Les passages de Tariq Ramadan sur les plateaux télévisés sont assez rarement intéressants. Souvent on lui sert la soupière idéale, et le rhéteur de jouer les enjôleurs et de nous fournir un brouet que les animateurs, trop peu préparés pour ne pas dire plus, prennent pour un velouté exquis. Mais il arrive que les contradicteurs soient choisis avec davantage d’exigence et que de la joute sortent les petites pépites qui permettent de gratter sous le vernis si impeccable a priori. On se souvient notamment de la gifle infligée par celui qui deviendra Président de la République quand il fit dire au Genevois qu’il était pour un moratoire concernant la lapidation des femmes.

 

Tariq Ramadan le 26 août 2011 à Abidjan en Côte d'Ivoire (S. KAMBOU/AFP)

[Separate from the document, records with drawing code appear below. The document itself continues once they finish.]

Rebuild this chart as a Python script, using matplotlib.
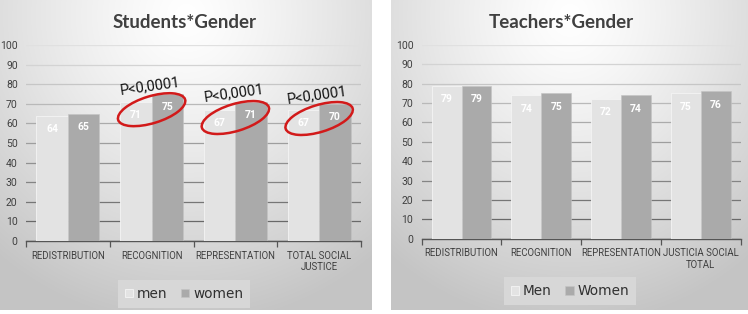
import numpy as np
import matplotlib
matplotlib.use("Agg")
import matplotlib.pyplot as plt
from matplotlib.patches import Ellipse
from matplotlib import transforms

# ---------------- data ----------------
students_categories = ["REDISTRIBUTION", "RECOGNITION", "REPRESENTATION", "TOTAL SOCIAL\nJUSTICE"]
students_men = [64, 71, 67, 67]
students_women = [65, 75, 71, 70]
students_series = ["men", "women"]
students_pvalues = [None, "P<0,0001", "P<0,0001", "P<0,0001"]

teachers_categories = ["REDISTRIBUTION", "RECOGNITION", "REPRESENTATION", "JUSTICIA SOCIAL\nTOTAL"]
teachers_men = [79, 74, 72, 75]
teachers_women = [79, 75, 74, 76]
teachers_series = ["Men", "Women"]

yticks = list(range(0, 101, 10))

# ---------------- style ----------------
W, H = 748, 314
MEN_C = "#e3e3e3"
WOMEN_C = "#aaaaaa"
TXT_C = "#404040"
NARROW = ["Roboto", "DejaVu Sans"]

fig = plt.figure(figsize=(W / 100, H / 100), dpi=100)
fig.patch.set_facecolor("white")

# background panels with radial gradient
bg = fig.add_axes([0, 0, 1, 1])
bg.set_xlim(0, W)
bg.set_ylim(H, 0)
bg.axis("off")


def gradient(w, h, cx=0.5, cy=0.05):
    yy, xx = np.mgrid[0:h, 0:w]
    xn = (xx / w - cx) / 0.8
    yn = (yy / h - cy) / 1.0
    r = np.clip(np.sqrt(xn ** 2 + yn ** 2), 0, 1)
    v = 1.0 - 0.23 * r ** 1.25
    return np.dstack([v, v, v])


for (x0, x1) in [(0, 372), (391, 748)]:
    img = gradient(x1 - x0, 310)
    bg.imshow(img, extent=(x0, x1, 310, 0), aspect="auto", zorder=0, interpolation="bilinear")


def px_axes(x0, x1, ytop, ybot):
    return fig.add_axes([x0 / W, (H - ybot) / H, (x1 - x0) / W, (ybot - ytop) / H])


def ax_left(ax):
    return ax.get_position().x0 * W


def ax_w(ax):
    return ax.get_position().width * W


def draw_panel(ax, title, title_x, categories, men, women, series, legend_x):
    ax.set_facecolor("none")
    x = np.arange(len(categories))
    bw = 0.375
    b1 = ax.bar(x - bw / 2, men, bw, color=MEN_C, edgecolor="#f4f4f4", linewidth=0.6, zorder=3, label=series[0])
    b2 = ax.bar(x + bw / 2, women, bw, color=WOMEN_C, edgecolor="#c4c4c4", linewidth=0.4, zorder=3, label=series[1])
    for bars, vals in [(b1, men), (b2, women)]:
        for rect, v in zip(bars, vals):
            ax.annotate(str(v), (rect.get_x() + rect.get_width() / 2, v), xytext=(0, -9.5),
                        textcoords="offset points", ha="center", va="center",
                        color="white", fontsize=7.5, fontweight="bold", zorder=5,
                        family=NARROW)
    ax.set_xlim(-0.5, len(categories) - 0.5)
    ax.set_ylim(0, 100)
    ax.set_yticks(yticks)
    ax.set_yticklabels([str(t) for t in yticks], fontsize=7.5, color=TXT_C, family=NARROW)
    ax.tick_params(axis="y", length=0, pad=6)
    ax.set_xticks(x)
    ax.set_xticklabels(categories, fontsize=6.9, color=TXT_C, family=NARROW, linespacing=1.2)
    ax.tick_params(axis="x", which="major", length=0, pad=7)
    ax.set_xticks(np.arange(len(categories) + 1) - 0.5, minor=True)
    ax.tick_params(axis="x", which="minor", length=4, color="#555555", width=0.9)
    for s in ["top", "right", "left"]:
        ax.spines[s].set_visible(False)
    ax.spines["bottom"].set_color("#555555")
    ax.spines["bottom"].set_linewidth(1.0)
    ax.yaxis.grid(True, zorder=1)
    ax.set_axisbelow(True)
    for gl, t in zip(ax.get_ygridlines(), yticks):
        f = t / 100.0
        c = 0.36 + (0.88 - 0.36) * f
        gl.set_color((c, c, c))
        gl.set_linewidth(0.9)
    # title
    bg.text(title_x, 23, title, ha="center", va="center", fontsize=13.5, fontweight="bold",
            color=TXT_C, family=["Lato", "DejaVu Sans"])
    # legend
    leg = ax.legend(loc="center", bbox_to_anchor=((legend_x - ax_left(ax)) / ax_w(ax), -0.27),
                    ncol=2, frameon=True, handlelength=0.6, handleheight=0.6,
                    handletextpad=0.3, columnspacing=1.0, borderpad=0.5,
                    prop={"family": ["DejaVu Sans"], "size": 9.8})
    fr = leg.get_frame()
    fr.set_facecolor("#d9d9d9")
    fr.set_edgecolor("none")
    fr.set_alpha(0.9)
    fr.set_boxstyle("square", pad=0.0)
    for t in leg.get_texts():
        t.set_color("#303030")
    return ax


axL = px_axes(26, 361, 45, 241)
draw_panel(axL, "Students*Gender", 185, students_categories, students_men, students_women,
           students_series, 184)

axR = px_axes(421.7, 740.7, 45, 238.7)
draw_panel(axR, "Teachers*Gender", 561, teachers_categories, teachers_men, teachers_women,
           teachers_series, 570)

# significance annotations on students panel
for i, p in enumerate(students_pvalues):
    if p is None:
        continue
    m, w = students_men[i], students_women[i]
    cy = (m + w) / 2 - 6
    trans = fig.dpi_scale_trans + transforms.ScaledTranslation(i, cy, axL.transData)
    e = Ellipse((0, 0), 0.70, 0.27, angle=17, transform=trans, fill=False,
                edgecolor="#d21a1a", linewidth=1.8, zorder=6, clip_on=False)
    axL.add_artist(e)
    axL.text(i - 0.02, max(m, w) + 4.2, p, ha="center", va="center", rotation=8,
             fontsize=10.5, color="#111111", zorder=7, family=NARROW)

fig.savefig("out.png", dpi=100)
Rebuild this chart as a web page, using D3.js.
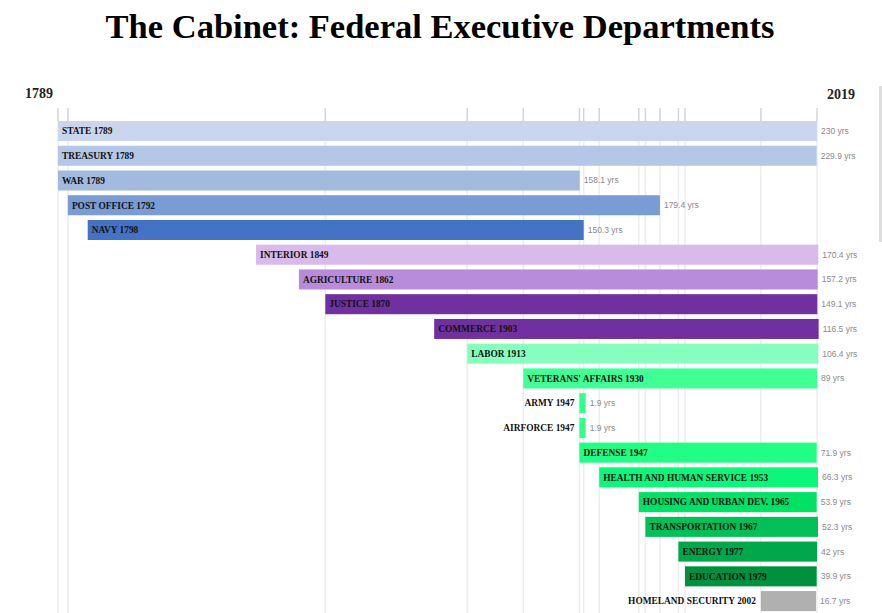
<!DOCTYPE html>
<html>
<head>
<meta charset="utf-8">
<script src="https://cdn.jsdelivr.net/npm/d3@7"></script>
<style>
  html, body { margin: 0; padding: 0; background: #fff; }
  svg { display: block; }
</style>
</head>
<body>
<svg id="chart" width="882" height="613"></svg>
<script>
// ---- data ----
const departments = ["STATE", "TREASURY", "WAR", "POST OFFICE", "NAVY", "INTERIOR", "AGRICULTURE", "JUSTICE",
  "COMMERCE", "LABOR", "VETERANS' AFFAIRS", "ARMY", "AIRFORCE", "DEFENSE", "HEALTH AND HUMAN SERVICE",
  "HOUSING AND URBAN DEV.", "TRANSPORTATION", "ENERGY", "EDUCATION", "HOMELAND SECURITY"];
const startYears = [1789, 1789, 1789, 1792, 1798, 1849, 1862, 1870, 1903, 1913, 1930, 1947, 1947, 1947, 1953,
  1965, 1967, 1977, 1979, 2002];
const durations = [230, 229.9, 158.1, 179.4, 150.3, 170.4, 157.2, 149.1, 116.5, 106.4, 89, 1.9, 1.9, 71.9, 66.3,
  53.9, 52.3, 42, 39.9, 16.7];
const colors = ["#c9d6ed", "#b4c7e7", "#a3badf", "#7a9cd4", "#4472c4", "#d8bbea", "#b98cdb", "#7030a0",
  "#7030a0", "#86ffbe", "#3fff95", "#33ff8f", "#33ff8f", "#20ff84", "#0cf77a", "#00e266", "#00c057",
  "#00a84b", "#00913e", "#b0b0b0"];
const labelOutside = ["ARMY", "AIRFORCE", "HOMELAND SECURITY"];
const gridYears = [1789, 1792, 1870, 1913, 1930, 1947, 1948.3, 1953, 1965, 1967, 1971.4, 1977, 1979, 2002, 2019];
const domainYears = [1789, 2019];
const title = "The Cabinet: Federal Executive Departments";

const rows = departments.map((d, i) => ({
  name: d, start: startYears[i], dur: durations[i], color: colors[i]
}));

const svg = d3.select("#chart");

const x = d3.scaleLinear().domain(domainYears).range([58, 817]);
const y = d3.scaleBand().domain(departments).range([121, 620.5])
  .paddingInner(0.19).paddingOuter(0.19).align(0);

// title
svg.append("text")
  .attr("x", 440).attr("y", 38)
  .attr("text-anchor", "middle")
  .attr("font-family", "'Liberation Serif', 'Times New Roman', serif")
  .attr("font-weight", "bold")
  .attr("font-size", 34.5)
  .attr("fill", "#000")
  .text(title);

// end-year labels
svg.append("text")
  .attr("x", 25).attr("y", 98)
  .attr("font-family", "'Liberation Serif', 'Times New Roman', serif")
  .attr("font-weight", "bold").attr("font-size", 14).attr("fill", "#222")
  .text(domainYears[0]);
svg.append("text")
  .attr("x", 827).attr("y", 99)
  .attr("font-family", "'Liberation Serif', 'Times New Roman', serif")
  .attr("font-weight", "bold").attr("font-size", 14).attr("fill", "#222")
  .text(domainYears[1]);

// gridlines (behind bars)
const grid = svg.append("g");
grid.selectAll("line.g")
  .data(gridYears)
  .join("line")
  .attr("class", "g")
  .attr("x1", d => x(d)).attr("x2", d => x(d))
  .attr("y1", 120).attr("y2", 613)
  .attr("stroke", "#ececec").attr("stroke-width", 1.5);
// top ticks
grid.selectAll("line.t")
  .data(gridYears)
  .join("line")
  .attr("class", "t")
  .attr("x1", d => x(d)).attr("x2", d => x(d))
  .attr("y1", 108).attr("y2", 121)
  .attr("stroke", "#d4d4d4").attr("stroke-width", 1.5);

// page scrollbar hint
svg.append("rect")
  .attr("x", 879).attr("y", 86).attr("width", 3).attr("height", 156)
  .attr("fill", "#dedede");

// bars
const g = svg.append("g");
g.selectAll("rect.bar")
  .data(rows)
  .join("rect")
  .attr("class", "bar")
  .attr("x", d => x(d.start))
  .attr("y", d => y(d.name))
  .attr("width", d => x(d.start + d.dur) - x(d.start))
  .attr("height", y.bandwidth())
  .attr("fill", d => d.color);

// department labels
g.selectAll("text.name")
  .data(rows)
  .join("text")
  .attr("class", "name")
  .attr("x", d => labelOutside.includes(d.name) ? x(d.start) - 5 : x(d.start) + 4)
  .attr("y", d => y(d.name) + y.bandwidth() / 2)
  .attr("dy", "0.35em")
  .attr("text-anchor", d => labelOutside.includes(d.name) ? "end" : "start")
  .attr("font-family", "'Liberation Serif', 'Times New Roman', serif")
  .attr("font-weight", "bold")
  .attr("font-size", 9.4)
  .attr("fill", "#111")
  .text(d => d.name + " " + d.start);

// value labels
g.selectAll("text.val")
  .data(rows)
  .join("text")
  .attr("class", "val")
  .attr("x", d => x(d.start + d.dur) + 4)
  .attr("y", d => y(d.name) + y.bandwidth() / 2)
  .attr("dy", "0.35em")
  .attr("font-family", "'Liberation Sans', Arial, sans-serif")
  .attr("font-size", 8.5)
  .attr("fill", "#8a8a8a")
  .text(d => d.dur + " yrs");
</script>
</body>
</html>
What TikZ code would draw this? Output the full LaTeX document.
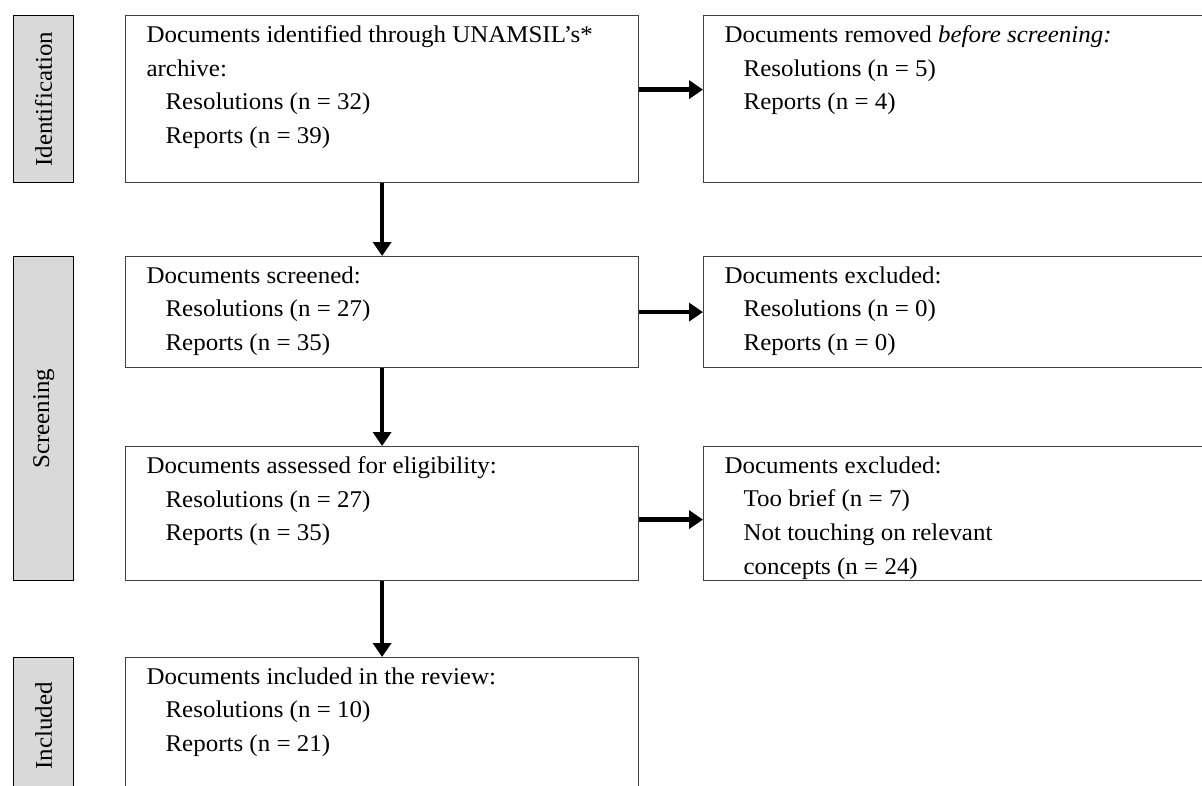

 Tariq Ramadan le 26 août 2011 à Abidjan en Côte d'Ivoire (S. KAMBOU/AFP)

 

Samedi soir, c’est Paul Amar qui avait prévu de le confronter à l'avocat Gilles-William Goldnadel. Mais l’invitation intervint avant l’attentat de mardi soir à l’encontre de "Charlie Hebdo". Et l’animateur de "Revu et corrigé" d’appeler Charb sur son plateau, de manière à débattre à trois sur l’islam, l’islamisme et la liberté d’expression. 

 

Savoureux moment qui permit de dévoiler, une fois de plus, le visage de Tariq Ramadan, celui qui prône pour un islam modéré côté face, et celui qui peut parfois approcher les rives obscures des Frères Musulmans, côté pile. La séquence débuta par l’attentat dont fut victime "Charlie Hebdo". Et d’écouter avec attention la position de Tariq Ramadan.

 

 

 

Il faut bien le reconnaître, Tariq Ramadan est un habile rhéteur. Avec quelle hardiesse parvient-il à dire quelque chose tout en faisant passer un tout autre message à ceux qui veulent bien l’entendre. Alors bien évidemment, Ramadan commence par condamner l’attentat "sans conditions". Mais il est intéressant de constater que cette condamnation attendue dure bien moins longtemps que ce qui va suivre, le "deuxième débat", dans l’émission originale avant montage. Et sur quoi est concentré le reste du discours ? L’humour de "Charlie Hebdo" qu’il estime exploité par des lâches animés par le mercantilisme.

 

Pour lui, l’hebdomadaire satirique céderait à de l’humour "discutable" pour taper sur l’islam parce que cela fait vendre. Mais contrairement à Boubakeur ou à l’UOIF, la condamnation de Ramadan n’est pas introduite dans le discours par une opposition comme la conjonction « mais ». Subtil et diabolique tour de passe-passe car la diatribe à l’encontre de l’humour de Charlie Hebdo est à la fois bien plus lourde dans la charge ("lâches",  "faire vendre"…) et tellement plus développée que la condamnation des attentats apparait davantage comme une concession à la dénonciation de "Charia Hebdo".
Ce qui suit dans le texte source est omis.